─── INPUT MATERIAL

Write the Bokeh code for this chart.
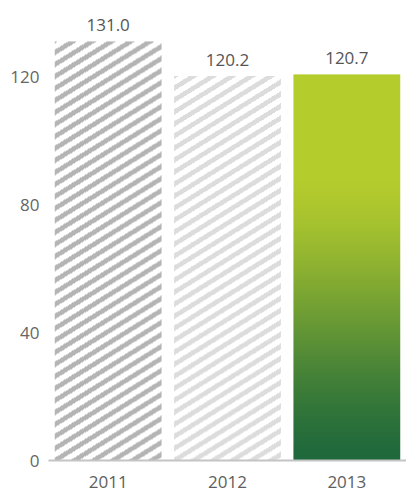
import numpy as np
from bokeh.plotting import figure
from bokeh.models import Range1d, FixedTicker, ColumnDataSource
from bokeh.embed import file_html
from bokeh.resources import INLINE
from bokeh.core.properties import value

# ---- data ----
years = ["2011", "2012", "2013"]
values = [131.0, 120.2, 120.7]
value_labels = ["131.0", "120.2", "120.7"]
y_ticks = [0, 40, 80, 120]

# ---- style ----
FONT = "Open Sans"
stripe_colors = [(180, 180, 180), (220, 220, 220)]
grad_dark = np.array([30, 104, 60], dtype=float)
grad_lime = np.array([181, 204, 45], dtype=float)

W, H = 406, 491
LEFT, BOTTOM = 48, 31
Y_END = 143.8
p = figure(width=W, height=H, output_backend="svg", toolbar_location=None,
           x_range=Range1d(0, 3), y_range=Range1d(0, Y_END),
           min_border_left=LEFT, min_border_right=0, min_border_top=0,
           min_border_bottom=BOTTOM)
p.outline_line_color = None
p.grid.visible = False
p.background_fill_color = "white"
p.border_fill_color = "white"

xs = [i + 0.5 for i in range(len(years))]
bw = 0.895
src = ColumnDataSource(dict(x=xs, top=values, label=value_labels))
p.vbar(x="x", top="top", width=bw, source=src, fill_color="white", line_color=None)

px_per_unit = (H - BOTTOM) / Y_END
bar_px_w = int(round(bw * (W - LEFT) / 3))


def rgba_image(h, w):
    img = np.zeros((h, w), dtype=np.uint32)
    view = img.view(dtype=np.uint8).reshape((h, w, 4))
    return img, view


# striped bars (2011, 2012)
for i in range(2):
    h = int(round(values[i] * px_per_unit))
    w = bar_px_w
    img, view = rgba_image(h, w)
    yy, xx = np.mgrid[0:h, 0:w]
    phase = (yy - xx * np.tan(np.radians(32)) + 3) % 12
    mask = phase < 5.5
    r, g, b = stripe_colors[i]
    view[..., 0] = np.where(mask, r, 255)
    view[..., 1] = np.where(mask, g, 255)
    view[..., 2] = np.where(mask, b, 255)
    view[..., 3] = 255
    p.image_rgba(image=[img], x=xs[i] - bw / 2, y=0, dw=bw, dh=values[i])

# gradient bar (2013)
gh = 300
img, view = rgba_image(gh, 1)
t = (np.arange(gh) + 0.5) / gh
u = np.clip(t / 0.72, 0, 1)
s = 0.5 * u + 0.5 * (3 * u ** 2 - 2 * u ** 3)
cols = grad_dark[None, :] + (grad_lime - grad_dark)[None, :] * s[:, None]
view[:, 0, 0] = cols[:, 0].astype(np.uint8)
view[:, 0, 1] = cols[:, 1].astype(np.uint8)
view[:, 0, 2] = cols[:, 2].astype(np.uint8)
view[:, 0, 3] = 255
p.image_rgba(image=[img], x=xs[2] - bw / 2, y=0, dw=bw, dh=values[2])

# value labels
p.text(x="x", y="top", text="label", source=src, text_align="center",
       text_baseline="alphabetic", y_offset=-16, text_font=value(FONT),
       text_font_size="17px", text_color="#555555")

# axes
p.yaxis.ticker = FixedTicker(ticks=y_ticks)
p.yaxis.axis_line_color = None
p.yaxis.major_tick_line_color = None
p.yaxis.minor_tick_line_color = None
p.yaxis.major_label_text_font = FONT
p.yaxis.major_label_text_font_size = "17px"
p.yaxis.major_label_text_color = "#666666"
p.yaxis.major_label_standoff = 3

p.xaxis.ticker = FixedTicker(ticks=xs)
p.xaxis.major_label_overrides = {x: y for x, y in zip(xs, years)}
p.xaxis.axis_line_color = "#c4c4c4"
p.xaxis.axis_line_width = 2
p.xaxis.major_tick_line_color = None
p.xaxis.minor_tick_line_color = None
p.xaxis.major_label_text_font = FONT
p.xaxis.major_label_text_font_size = "17px"
p.xaxis.major_label_text_color = "#5e5e5e"
p.xaxis.major_label_standoff = 9

open("out.html", "w").write(file_html(p, INLINE))
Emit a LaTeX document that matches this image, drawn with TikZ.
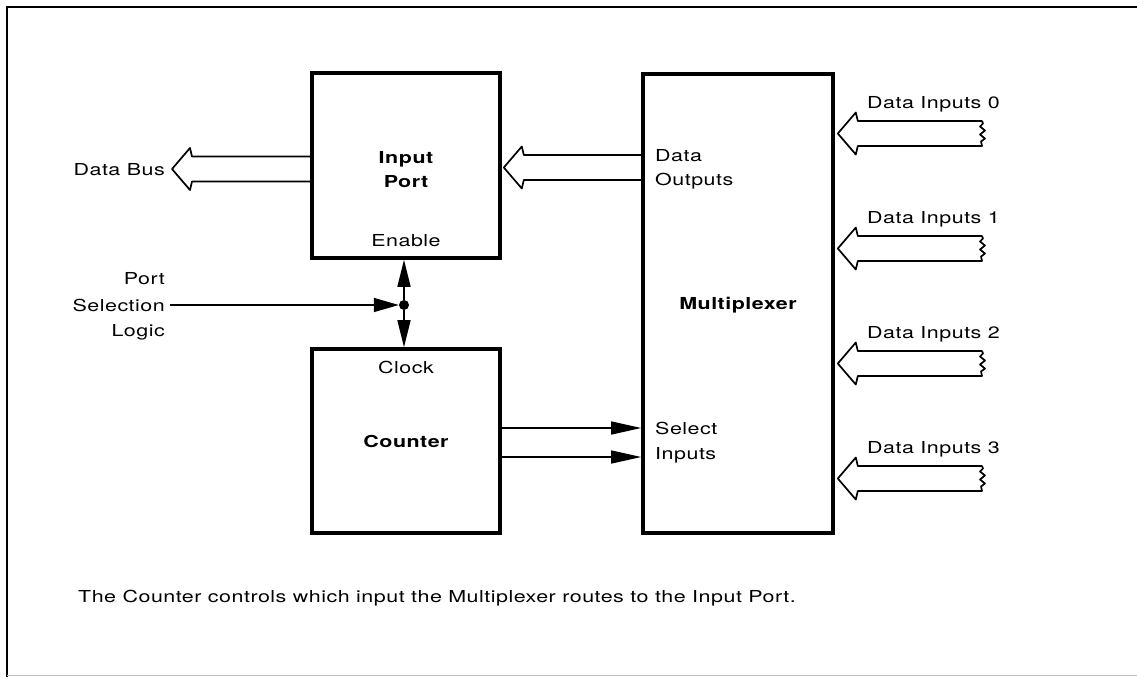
\documentclass[tikz,border=0pt]{standalone}
\usepackage{fontspec}
\setmainfont{TeX Gyre Heros}[FakeStretch=1.3, LetterSpace=3]
\usetikzlibrary{arrows.meta,calc}
\newcommand{\busarrow}[2]{%
  \draw[bus] let \p1=(#1), \p2=(#2) in
    (\x2,\y1+12.5pt) -- (\x1+20pt,\y1+12.5pt) -- (\x1+18pt,\y1+21pt) -- (\x1,\y1)
    -- (\x1+18pt,\y1-21pt) -- (\x1+20pt,\y1-12.5pt) -- (\x2,\y1-12.5pt);}
\newcommand{\busin}[2]{%
  \draw[bus] let \p1=(#1), \p2=(#2) in
    (\x2,\y1+12.5pt) -- (\x1+20pt,\y1+12.5pt) -- (\x1+18pt,\y1+21pt) -- (\x1,\y1)
    -- (\x1+18pt,\y1-21pt) -- (\x1+20pt,\y1-12.5pt) -- (\x2,\y1-12.5pt)
    -- (\x2-1pt,\y1-8pt) -- (\x2+3pt,\y1-5pt) -- (\x2-2pt,\y1-1pt) -- (\x2+3pt,\y1+3pt)
    -- (\x2-2pt,\y1+7pt) -- (\x2+1pt,\y1+10pt) -- (\x2,\y1+12.5pt);}
\begin{document}
\begin{tikzpicture}[x=1pt,y=-1pt,
  blk/.style={draw, line width=3.6pt, inner sep=0pt},
  txt/.style={inner sep=0pt, font=\fontsize{16.5}{20}\selectfont},
  btxt/.style={txt, font=\fontsize{16.5}{20}\selectfont\bfseries},
  bus/.style={line width=1.7pt, line join=round},
  sig/.style={line width=1.5pt, -{Triangle[length=30pt,width=13pt]}},
  psig/.style={line width=1.5pt, -{Triangle[length=25pt,width=14pt]}},
  vsig/.style={line width=1.5pt, -{Triangle[length=27pt,width=13pt]}},
  frame/.style={line width=1.8pt}]
\useasboundingbox (0,0) rectangle (1137,677);
\draw[frame] (7,677) -- (7,7) -- (1137,7);
\draw[line width=1pt, black!25] (7,675) -- (1137,675);

% blocks
\node[blk, minimum width=188pt, minimum height=185pt] (inport) at (406,165.5) {};
\node[blk, minimum width=188pt, minimum height=184pt] (counter) at (406,441) {};
\node[blk, minimum width=190pt, minimum height=459pt] (mux) at (738,303.5) {};

% block texts
\node[btxt, anchor=base] (inportlbl1) at (406,163) {Input};
\node[btxt, anchor=base] (inportlbl2) at (406,187) {Port};
\node[txt, anchor=base] (enable) at (406,246) {Enable};
\node[txt, anchor=base] (clock) at (406,373) {Clock};
\node[btxt, anchor=base] (counterlbl) at (406,447) {Counter};
\node[btxt, anchor=base] (muxlbl) at (738,309) {Multiplexer};
\node[txt, anchor=base west] (dout1) at (655,161) {Data};
\node[txt, anchor=base west] (dout2) at (655,185) {Outputs};
\node[txt, anchor=base west] (sel1) at (655,434) {Select};
\node[txt, anchor=base west] (sel2) at (655,459) {Inputs};

% Data Bus
\node[txt, anchor=base east] (databus) at (165,175) {Data Bus};
\coordinate (busTip) at (172,169);
\coordinate (busTail) at (inport.west |- busTip);
\busarrow{busTip}{busTail}

% Data outputs -> input port
\coordinate (doTip) at ($(inport.east |- 0,167.5)+(2,0)$);
\coordinate (doTail) at (mux.west |- doTip);
\busarrow{doTip}{doTail}

% Data inputs
\foreach \i/\yy in {0/133.5,1/248.5,2/363.5,3/478.5}{
  \coordinate (diTip\i) at ($(mux.east |- 0,\yy)+(3,0)$);
  \coordinate (diTail\i) at (982,\yy);
  \node[txt, anchor=base west] (dil\i) at (867,\yy-25) {Data Inputs \i};
  \busin{diTip\i}{diTail\i}
}

% Port selection logic
\node[txt, anchor=base east] (psl1) at (165,284) {Port};
\node[txt, anchor=base east] (psl2) at (165,311) {Selection};
\node[txt, anchor=base east] (psl3) at (165,336) {Logic};
\node[circle, fill, inner sep=0pt, minimum size=10pt] (jn) at (404,305) {};
\draw[psig, shorten <=5pt] (psl2.east |- jn) -- (jn.west);
\draw[vsig] (jn) -- (jn |- inport.south);
\draw[vsig] (jn) -- (jn |- counter.north);

% Counter -> select inputs
\draw[sig] (counter.east |- 0,428) -- (mux.west |- 0,428);
\draw[sig] (counter.east |- 0,457) -- (mux.west |- 0,457);

% caption
\node[txt, anchor=base west] (caption) at (78,602) {The Counter controls which input the Multiplexer routes to the Input Port.};
\end{tikzpicture}
\end{document}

──────

▸ **SET TASK**: Reproduce only the lines from the beginning of the data through the line that contains "grad_lime = np.array([181, 204, 45], dtype=float)", both included, and please drop the pictures.

▸ **TASK RESULT**:
Write the Bokeh code for this chart.
import numpy as np
from bokeh.plotting import figure
from bokeh.models import Range1d, FixedTicker, ColumnDataSource
from bokeh.embed import file_html
from bokeh.resources import INLINE
from bokeh.core.properties import value

# ---- data ----
years = ["2011", "2012", "2013"]
values = [131.0, 120.2, 120.7]
value_labels = ["131.0", "120.2", "120.7"]
y_ticks = [0, 40, 80, 120]

# ---- style ----
FONT = "Open Sans"
stripe_colors = [(180, 180, 180), (220, 220, 220)]
grad_dark = np.array([30, 104, 60], dtype=float)
grad_lime = np.array([181, 204, 45], dtype=float)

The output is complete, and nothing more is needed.